Former Intern Sues Donna Karan International Over Unpaid Internship

Unpaid Intern Sues Major Fashion Brand
NEW YORK - APRIL 04: Model Mark Vanderloo poses for a photograph at the launch of the new DKNY Men's Fragrance at the DKNY store on April 4, 2009 in New York City. (Photo by Neilson Barnard/Getty Images)
NEW YORK - APRIL 04: Model Mark Vanderloo poses for a photograph at the launch of the new DKNY Men's Fragrance at the DKNY store on April 4, 2009 in New York City. (Photo by Neilson Barnard/Getty Images)

A former intern is seeking a class-action lawsuit against Donna Karan International over his unpaid internship in 2009, the New York Daily News reports.

Vallentino Smith, a 25 year-old man from Queens in New York City, claims that he clocked in 16 hours a week without pay when he was an undergraduate student working for Donna Karan at its Manhattan headquarters. Smith alleges that he was told the internship would be a great learning experience, but instead all he did was get coffee and organize fashion closets.

"They took advantage of him. You don't see this in waste management or funeral homes," Smith's lawyer, Lloyd Ambinder, told the Daily News.

According to the Fair Labor Standards Act, an internship must meet certain criteria to go unpaid without violating the law. For example, the internship must be "for the benefit of the intern" and be "similar to training which would be given in an educational environment."

Donna Karen's New York headquarters did not respond immediately to a request for comment by The Huffington Post.

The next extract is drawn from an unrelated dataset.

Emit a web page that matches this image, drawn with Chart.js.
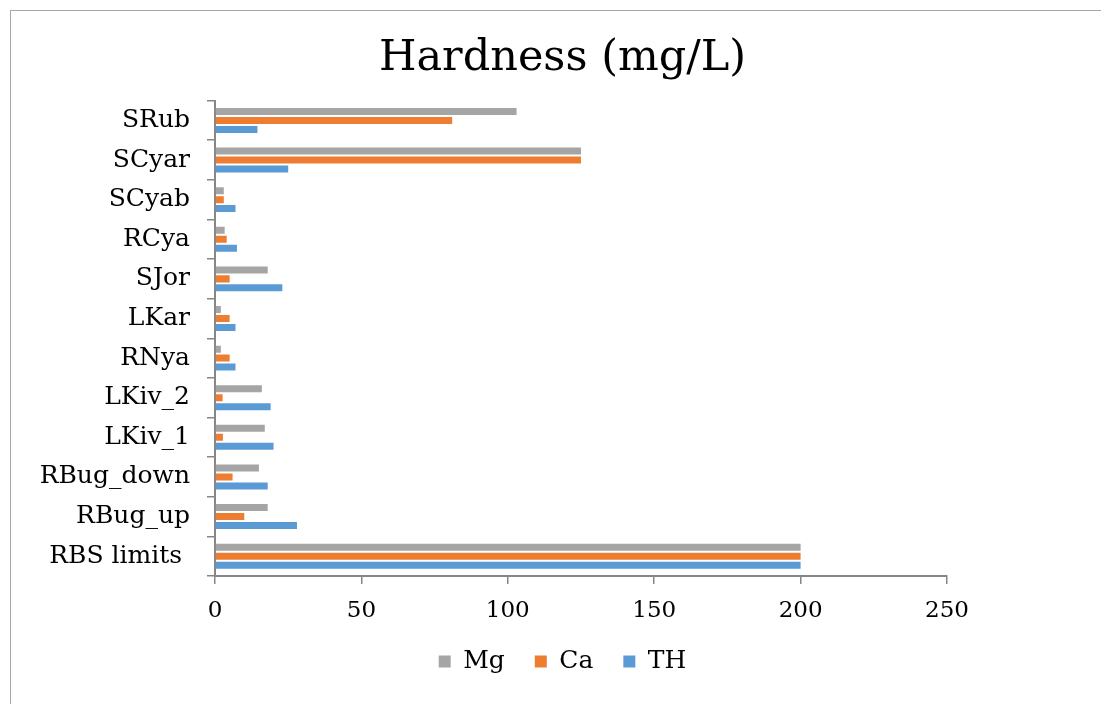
<!DOCTYPE html>
<html>
<head>
<meta charset="utf-8">
<script src="https://cdn.jsdelivr.net/npm/chart.js@4.4.1/dist/chart.umd.min.js"></script>
<style>
    body { margin: 0; background: #fff; }
    #marco {
        position: absolute; left: 10px; top: 10px; width: 1200px; height: 800px;
        border-top: 1px solid #a6a6a6; border-left: 1px solid #a6a6a6;
    }
    #contenedor { position: absolute; left: 0; top: 0; width: 1101px; height: 704px; }
</style>
</head>
<body>
<div id="marco"></div>
<div id="contenedor"><canvas id="grafico"></canvas></div>
<script>
// Datos (de arriba hacia abajo)
const sitios = ['SRub', 'SCyar', 'SCyab', 'RCya', 'SJor', 'LKar', 'RNya', 'LKiv_2', 'LKiv_1', 'RBug_down', 'RBug_up', 'RBS limits '];
const valoresMg = [103, 125, 3, 3.3, 18, 2, 2, 16, 17, 15, 18, 200];
const valoresCa = [81, 125, 3, 4, 5, 5, 5, 2.6, 2.7, 6, 10, 200];
const valoresTH = [14.5, 25, 7, 7.5, 23, 7, 7, 19, 20, 18, 28, 200];
const ticksX = [0, 50, 100, 150, 200, 250];

const fuente = 'DejaVu Serif';
const gris = '#868686';

const ctx = document.getElementById('grafico').getContext('2d');

new Chart(ctx, {
    type: 'bar',
    data: {
        labels: sitios,
        datasets: [
            { label: 'Mg', data: valoresMg, backgroundColor: '#a5a5a5' },
            { label: 'Ca', data: valoresCa, backgroundColor: '#ed7d31' },
            { label: 'TH', data: valoresTH, backgroundColor: '#5b9bd5' },
        ],
    },
    options: {
        indexAxis: 'y',
        responsive: true,
        maintainAspectRatio: false,
        animation: false,
        categoryPercentage: 0.68,
        barPercentage: 0.78,
        layout: { padding: { left: 24, right: 0, top: 0, bottom: 20 } },
        plugins: {
            title: {
                display: true,
                text: 'Hardness (mg/L)',
                color: '#000',
                font: { family: fuente, size: 43, weight: 'normal' },
                padding: { top: 33, bottom: 16 },
            },
            legend: {
                position: 'bottom',
                labels: {
                    color: '#000',
                    font: { family: fuente, size: 25 },
                    boxWidth: 12,
                    boxHeight: 12,
                    padding: 30,
                },
            },
            tooltip: { enabled: false },
        },
        scales: {
            x: {
                min: 0,
                max: 250,
                afterBuildTicks: (eje) => { eje.ticks = ticksX.map(v => ({ value: v })); },
                afterFit: (eje) => { eje.height = 43; },
                border: { color: gris, width: 2 },
                grid: { drawOnChartArea: false, color: gris, tickLength: 8, lineWidth: 1.5 },
                ticks: { color: '#000', padding: 13, font: { family: fuente, size: 23 } },
            },
            y: {
                afterFit: (eje) => { eje.width = 191; },
                border: { color: gris, width: 2 },
                grid: { drawOnChartArea: false, color: gris, tickLength: 8, lineWidth: 1.5, offset: true },
                ticks: { color: '#000', padding: 17, font: { family: fuente, size: 25 } },
            },
            // espacio vacío a la derecha del área de trazado
            margenDerecho: {
                type: 'category',
                position: 'right',
                afterFit: (eje) => { eje.width = 154; },
                border: { display: false },
                grid: { display: false },
                ticks: { display: false },
            },
        },
    },
});
</script>
</body>
</html>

Smith is seeking retroactive pay for the hours he worked and would like his case to be classified as class-action so he can represent at least 100 other unpaid Donna Karan interns, according to the New York Post.

Smith's accusations are the latest in a group of lawsuits questioning companies that take on unpaid interns. In June, a former unpaid intern filed a class-action lawsuit against Warner Music Group and Atlantic Records. The intern claims that his work experience included no academic or vocational training and that the company would have had to hire another employee to do his work.

Similarly, former unpaid interns sued Gawker Media that month, claiming the company was in violation of federal law when classifying them as interns to avoid paying wages.

Legal experts have predicted that the unpaid internship lawsuit "trend" is likely to spread even further and that employers across industries should "take note." More than a million U.S. students take internships every year and roughly 20 percent of those internships are unpaid and do not include course credit, Robert Shindell, vice president at consulting firm Intern Bridge, told Forbes.